(Charts and diagrams as code)
+ + + +

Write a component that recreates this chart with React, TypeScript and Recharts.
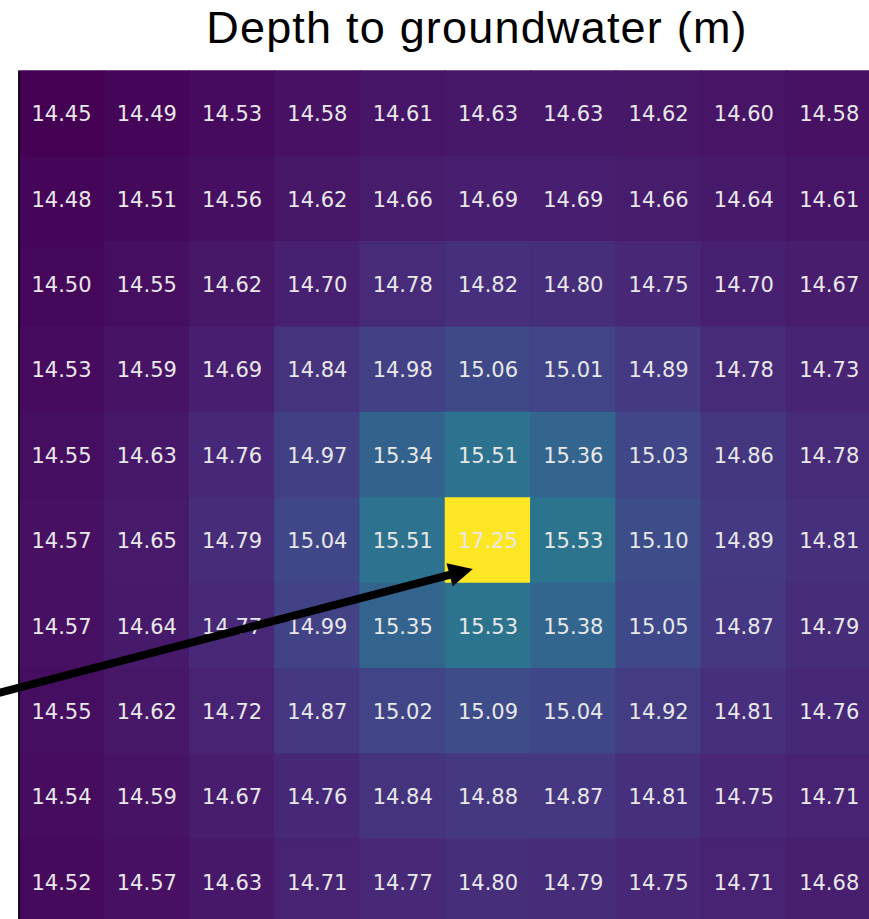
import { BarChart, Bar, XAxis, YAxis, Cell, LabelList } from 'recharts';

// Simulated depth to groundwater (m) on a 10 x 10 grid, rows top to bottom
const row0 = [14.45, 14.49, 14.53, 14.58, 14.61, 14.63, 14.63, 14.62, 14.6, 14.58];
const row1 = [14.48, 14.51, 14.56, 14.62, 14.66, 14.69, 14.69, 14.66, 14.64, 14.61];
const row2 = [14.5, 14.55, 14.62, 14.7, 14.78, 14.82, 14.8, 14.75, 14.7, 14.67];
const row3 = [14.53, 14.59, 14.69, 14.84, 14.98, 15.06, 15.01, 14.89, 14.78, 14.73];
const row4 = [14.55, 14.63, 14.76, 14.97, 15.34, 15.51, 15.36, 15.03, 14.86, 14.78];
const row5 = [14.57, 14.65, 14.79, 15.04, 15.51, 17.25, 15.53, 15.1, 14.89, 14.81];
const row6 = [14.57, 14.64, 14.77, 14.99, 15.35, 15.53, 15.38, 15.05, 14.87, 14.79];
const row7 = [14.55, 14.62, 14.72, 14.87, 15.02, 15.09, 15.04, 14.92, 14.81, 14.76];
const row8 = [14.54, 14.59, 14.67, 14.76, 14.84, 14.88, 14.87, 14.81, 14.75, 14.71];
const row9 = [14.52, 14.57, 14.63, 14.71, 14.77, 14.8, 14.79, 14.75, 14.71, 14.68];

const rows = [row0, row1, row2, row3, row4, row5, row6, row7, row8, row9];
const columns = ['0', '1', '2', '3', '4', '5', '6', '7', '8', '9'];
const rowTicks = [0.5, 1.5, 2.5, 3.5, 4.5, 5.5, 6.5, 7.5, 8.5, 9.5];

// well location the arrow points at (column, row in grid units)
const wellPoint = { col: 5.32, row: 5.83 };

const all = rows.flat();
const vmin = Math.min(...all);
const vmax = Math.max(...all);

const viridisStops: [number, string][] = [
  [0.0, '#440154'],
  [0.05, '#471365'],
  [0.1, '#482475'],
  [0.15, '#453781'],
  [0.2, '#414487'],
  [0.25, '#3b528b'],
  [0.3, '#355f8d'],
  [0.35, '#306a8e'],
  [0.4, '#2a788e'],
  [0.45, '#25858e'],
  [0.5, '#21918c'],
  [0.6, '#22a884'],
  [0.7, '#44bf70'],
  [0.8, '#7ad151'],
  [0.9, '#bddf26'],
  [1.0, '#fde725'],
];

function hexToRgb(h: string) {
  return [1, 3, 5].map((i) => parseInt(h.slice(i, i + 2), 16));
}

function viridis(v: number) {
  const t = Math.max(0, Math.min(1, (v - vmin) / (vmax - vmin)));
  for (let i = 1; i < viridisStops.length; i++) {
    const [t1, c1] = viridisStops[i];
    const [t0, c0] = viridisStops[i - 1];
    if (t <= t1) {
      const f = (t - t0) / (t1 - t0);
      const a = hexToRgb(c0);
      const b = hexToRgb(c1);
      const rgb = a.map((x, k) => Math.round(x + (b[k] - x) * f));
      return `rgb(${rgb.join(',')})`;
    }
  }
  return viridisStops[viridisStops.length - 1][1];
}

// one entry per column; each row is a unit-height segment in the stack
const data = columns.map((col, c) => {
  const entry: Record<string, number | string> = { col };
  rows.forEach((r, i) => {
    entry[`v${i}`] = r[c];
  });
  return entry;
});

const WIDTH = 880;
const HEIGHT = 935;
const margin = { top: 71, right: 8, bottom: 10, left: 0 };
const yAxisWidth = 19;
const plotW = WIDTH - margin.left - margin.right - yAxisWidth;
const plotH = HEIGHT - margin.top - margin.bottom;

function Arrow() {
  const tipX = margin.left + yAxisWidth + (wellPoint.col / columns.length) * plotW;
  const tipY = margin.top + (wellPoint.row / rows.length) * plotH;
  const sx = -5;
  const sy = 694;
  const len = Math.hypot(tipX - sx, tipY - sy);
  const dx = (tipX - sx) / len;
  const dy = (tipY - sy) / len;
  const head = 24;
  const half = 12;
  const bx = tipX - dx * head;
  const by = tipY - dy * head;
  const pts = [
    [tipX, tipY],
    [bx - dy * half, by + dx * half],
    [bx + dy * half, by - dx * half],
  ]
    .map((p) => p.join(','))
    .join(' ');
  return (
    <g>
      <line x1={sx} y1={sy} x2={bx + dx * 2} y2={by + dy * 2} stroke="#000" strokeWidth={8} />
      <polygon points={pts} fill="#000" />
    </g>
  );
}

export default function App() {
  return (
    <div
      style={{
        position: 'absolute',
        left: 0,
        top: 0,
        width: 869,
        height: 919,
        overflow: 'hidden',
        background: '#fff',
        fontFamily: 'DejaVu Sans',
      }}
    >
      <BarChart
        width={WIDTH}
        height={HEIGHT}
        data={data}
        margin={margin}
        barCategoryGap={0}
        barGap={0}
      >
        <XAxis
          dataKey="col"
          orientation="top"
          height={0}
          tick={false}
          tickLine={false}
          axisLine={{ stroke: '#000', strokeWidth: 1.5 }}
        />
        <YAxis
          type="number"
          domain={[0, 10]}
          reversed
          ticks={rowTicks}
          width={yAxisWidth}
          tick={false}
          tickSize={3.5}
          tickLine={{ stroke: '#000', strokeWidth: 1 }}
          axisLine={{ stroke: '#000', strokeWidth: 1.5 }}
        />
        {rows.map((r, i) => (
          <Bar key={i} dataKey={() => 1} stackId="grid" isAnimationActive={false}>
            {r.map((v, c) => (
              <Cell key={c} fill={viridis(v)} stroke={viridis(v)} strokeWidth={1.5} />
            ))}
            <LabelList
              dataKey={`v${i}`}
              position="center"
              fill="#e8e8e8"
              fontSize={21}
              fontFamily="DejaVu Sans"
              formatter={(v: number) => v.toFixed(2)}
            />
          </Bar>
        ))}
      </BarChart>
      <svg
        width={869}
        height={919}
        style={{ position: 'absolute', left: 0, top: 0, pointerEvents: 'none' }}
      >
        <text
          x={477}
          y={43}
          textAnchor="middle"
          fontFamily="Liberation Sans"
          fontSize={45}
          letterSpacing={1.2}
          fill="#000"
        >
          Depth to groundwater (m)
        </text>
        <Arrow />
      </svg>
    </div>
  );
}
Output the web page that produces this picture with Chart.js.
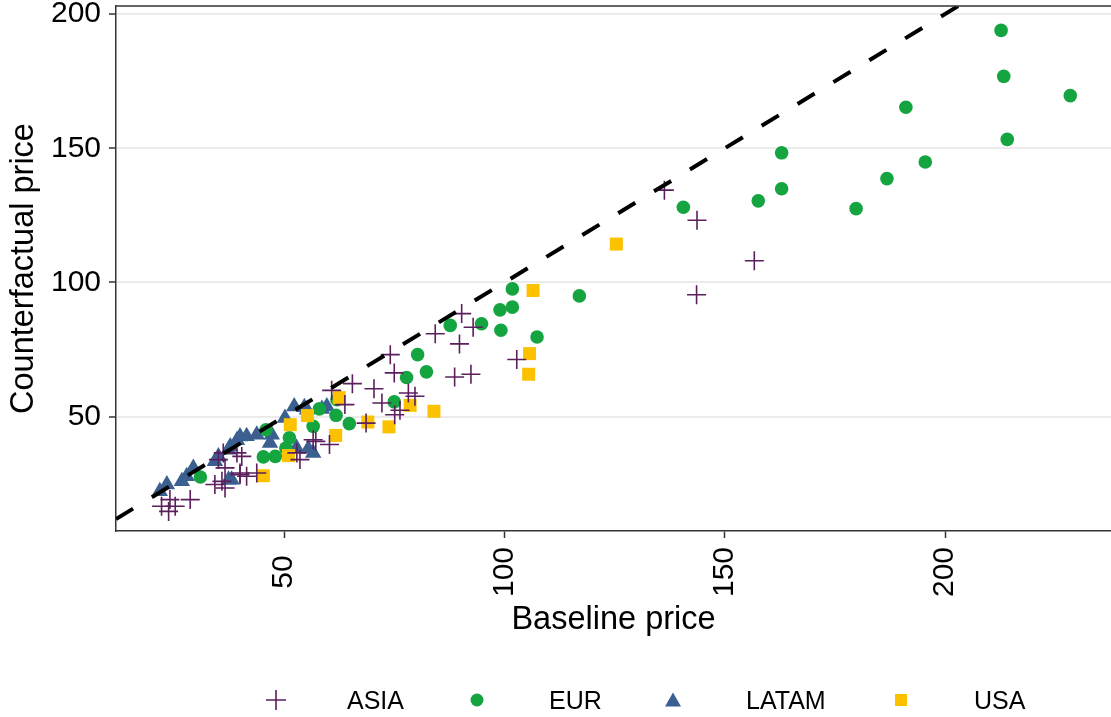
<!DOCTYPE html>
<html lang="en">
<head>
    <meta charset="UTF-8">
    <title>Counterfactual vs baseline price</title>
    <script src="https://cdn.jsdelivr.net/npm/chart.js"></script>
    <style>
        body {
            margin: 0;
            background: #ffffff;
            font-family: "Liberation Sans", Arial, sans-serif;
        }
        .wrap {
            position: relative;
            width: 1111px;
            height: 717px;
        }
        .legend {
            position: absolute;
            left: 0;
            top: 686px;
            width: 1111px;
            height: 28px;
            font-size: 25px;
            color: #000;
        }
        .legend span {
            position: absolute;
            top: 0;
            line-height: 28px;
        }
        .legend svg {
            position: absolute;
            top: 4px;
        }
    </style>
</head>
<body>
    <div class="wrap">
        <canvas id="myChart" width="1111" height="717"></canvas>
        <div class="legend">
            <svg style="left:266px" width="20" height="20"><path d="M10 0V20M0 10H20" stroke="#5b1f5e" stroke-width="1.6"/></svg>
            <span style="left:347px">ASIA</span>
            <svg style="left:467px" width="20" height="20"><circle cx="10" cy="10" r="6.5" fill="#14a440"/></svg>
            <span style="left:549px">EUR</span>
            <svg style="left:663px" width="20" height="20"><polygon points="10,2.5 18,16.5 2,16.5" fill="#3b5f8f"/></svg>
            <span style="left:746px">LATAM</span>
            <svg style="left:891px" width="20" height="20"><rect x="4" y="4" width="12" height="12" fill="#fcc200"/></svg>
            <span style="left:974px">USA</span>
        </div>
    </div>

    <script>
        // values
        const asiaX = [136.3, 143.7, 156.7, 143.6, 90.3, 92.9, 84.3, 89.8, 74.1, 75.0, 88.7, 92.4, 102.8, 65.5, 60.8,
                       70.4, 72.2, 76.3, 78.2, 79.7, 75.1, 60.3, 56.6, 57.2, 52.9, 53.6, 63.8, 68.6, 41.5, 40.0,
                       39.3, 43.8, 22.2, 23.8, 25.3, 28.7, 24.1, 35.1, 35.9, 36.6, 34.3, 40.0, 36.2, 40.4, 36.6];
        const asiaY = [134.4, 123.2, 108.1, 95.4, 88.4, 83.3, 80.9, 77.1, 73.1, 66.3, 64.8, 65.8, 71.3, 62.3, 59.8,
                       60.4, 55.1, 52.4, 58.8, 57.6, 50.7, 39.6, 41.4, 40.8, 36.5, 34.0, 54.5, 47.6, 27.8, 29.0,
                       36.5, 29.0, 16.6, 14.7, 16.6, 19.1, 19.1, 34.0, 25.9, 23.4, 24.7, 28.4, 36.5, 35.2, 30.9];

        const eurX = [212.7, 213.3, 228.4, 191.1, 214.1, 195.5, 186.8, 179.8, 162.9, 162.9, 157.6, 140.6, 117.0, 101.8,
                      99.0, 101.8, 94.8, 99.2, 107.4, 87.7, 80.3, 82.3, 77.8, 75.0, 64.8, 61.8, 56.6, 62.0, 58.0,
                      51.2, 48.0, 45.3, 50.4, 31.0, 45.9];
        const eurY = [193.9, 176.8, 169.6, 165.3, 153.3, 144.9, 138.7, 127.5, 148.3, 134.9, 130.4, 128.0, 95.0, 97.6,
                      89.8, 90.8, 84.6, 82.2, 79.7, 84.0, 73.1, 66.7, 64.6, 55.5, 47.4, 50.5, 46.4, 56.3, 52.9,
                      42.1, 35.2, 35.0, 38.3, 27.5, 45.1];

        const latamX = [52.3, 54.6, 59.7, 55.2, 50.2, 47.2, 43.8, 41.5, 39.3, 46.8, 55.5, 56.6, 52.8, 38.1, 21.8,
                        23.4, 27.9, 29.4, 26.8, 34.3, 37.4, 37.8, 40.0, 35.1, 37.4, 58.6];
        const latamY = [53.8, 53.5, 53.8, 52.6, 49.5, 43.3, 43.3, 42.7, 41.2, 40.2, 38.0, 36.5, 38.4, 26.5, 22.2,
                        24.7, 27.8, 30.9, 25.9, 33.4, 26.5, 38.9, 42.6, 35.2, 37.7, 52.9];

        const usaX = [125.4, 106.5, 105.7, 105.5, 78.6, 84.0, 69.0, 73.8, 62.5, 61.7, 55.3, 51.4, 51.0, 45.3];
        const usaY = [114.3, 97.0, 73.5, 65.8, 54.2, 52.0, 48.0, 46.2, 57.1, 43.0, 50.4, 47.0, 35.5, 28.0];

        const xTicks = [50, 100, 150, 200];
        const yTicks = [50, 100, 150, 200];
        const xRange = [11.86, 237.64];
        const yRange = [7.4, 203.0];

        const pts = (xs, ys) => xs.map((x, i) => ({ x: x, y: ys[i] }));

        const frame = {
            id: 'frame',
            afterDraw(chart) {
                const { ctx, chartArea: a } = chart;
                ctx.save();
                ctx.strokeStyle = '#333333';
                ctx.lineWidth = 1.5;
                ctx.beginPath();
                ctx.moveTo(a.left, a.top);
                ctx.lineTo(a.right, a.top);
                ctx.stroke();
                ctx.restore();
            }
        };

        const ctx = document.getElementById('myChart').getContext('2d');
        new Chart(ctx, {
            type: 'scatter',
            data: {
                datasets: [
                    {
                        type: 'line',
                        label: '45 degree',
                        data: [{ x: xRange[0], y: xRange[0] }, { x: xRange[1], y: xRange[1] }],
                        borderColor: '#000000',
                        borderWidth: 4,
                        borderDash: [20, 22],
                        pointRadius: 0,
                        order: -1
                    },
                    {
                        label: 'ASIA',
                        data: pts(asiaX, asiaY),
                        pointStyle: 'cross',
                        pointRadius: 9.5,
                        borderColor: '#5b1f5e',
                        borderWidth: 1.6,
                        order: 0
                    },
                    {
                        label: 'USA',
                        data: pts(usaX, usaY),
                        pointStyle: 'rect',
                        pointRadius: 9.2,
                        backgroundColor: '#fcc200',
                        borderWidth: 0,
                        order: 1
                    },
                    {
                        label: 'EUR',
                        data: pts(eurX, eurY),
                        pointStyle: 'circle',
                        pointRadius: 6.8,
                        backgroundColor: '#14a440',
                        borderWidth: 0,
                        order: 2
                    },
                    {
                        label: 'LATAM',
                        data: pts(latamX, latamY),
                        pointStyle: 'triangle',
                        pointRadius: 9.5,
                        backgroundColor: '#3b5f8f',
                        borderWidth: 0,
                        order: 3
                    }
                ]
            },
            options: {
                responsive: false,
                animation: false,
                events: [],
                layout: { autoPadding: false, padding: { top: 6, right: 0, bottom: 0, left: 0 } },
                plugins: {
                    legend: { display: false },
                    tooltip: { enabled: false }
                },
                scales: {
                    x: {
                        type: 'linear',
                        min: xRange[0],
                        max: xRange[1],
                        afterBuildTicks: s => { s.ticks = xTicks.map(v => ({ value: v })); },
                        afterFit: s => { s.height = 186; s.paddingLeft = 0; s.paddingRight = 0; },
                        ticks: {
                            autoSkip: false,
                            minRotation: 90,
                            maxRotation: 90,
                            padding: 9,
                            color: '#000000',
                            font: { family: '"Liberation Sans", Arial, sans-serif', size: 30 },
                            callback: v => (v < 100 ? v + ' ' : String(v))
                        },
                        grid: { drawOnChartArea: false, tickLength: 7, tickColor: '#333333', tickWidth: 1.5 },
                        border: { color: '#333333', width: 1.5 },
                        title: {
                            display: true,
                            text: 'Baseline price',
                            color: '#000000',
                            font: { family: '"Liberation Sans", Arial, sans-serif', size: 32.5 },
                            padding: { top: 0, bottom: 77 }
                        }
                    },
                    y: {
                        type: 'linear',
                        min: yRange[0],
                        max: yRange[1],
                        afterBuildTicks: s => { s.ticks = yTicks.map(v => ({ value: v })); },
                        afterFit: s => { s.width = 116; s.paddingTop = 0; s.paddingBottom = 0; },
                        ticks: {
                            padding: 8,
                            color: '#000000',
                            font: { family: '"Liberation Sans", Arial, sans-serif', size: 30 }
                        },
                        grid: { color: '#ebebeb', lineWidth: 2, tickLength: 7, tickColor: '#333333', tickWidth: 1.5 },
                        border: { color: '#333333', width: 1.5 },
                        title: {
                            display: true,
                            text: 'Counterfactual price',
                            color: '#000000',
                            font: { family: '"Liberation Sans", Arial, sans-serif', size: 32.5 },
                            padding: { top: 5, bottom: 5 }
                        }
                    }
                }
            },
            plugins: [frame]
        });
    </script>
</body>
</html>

+ + + +

▸ **Work to be completed**: Everything from the first line to the line with "YAxis, Cell, LabelList" must be repeated exactly, and nothing else. Leave the pictures out.

▸ **Answer to this task**:
Write a component that recreates this chart with React, TypeScript and Recharts.
import { BarChart, Bar, XAxis, YAxis, Cell, LabelList } from 'recharts';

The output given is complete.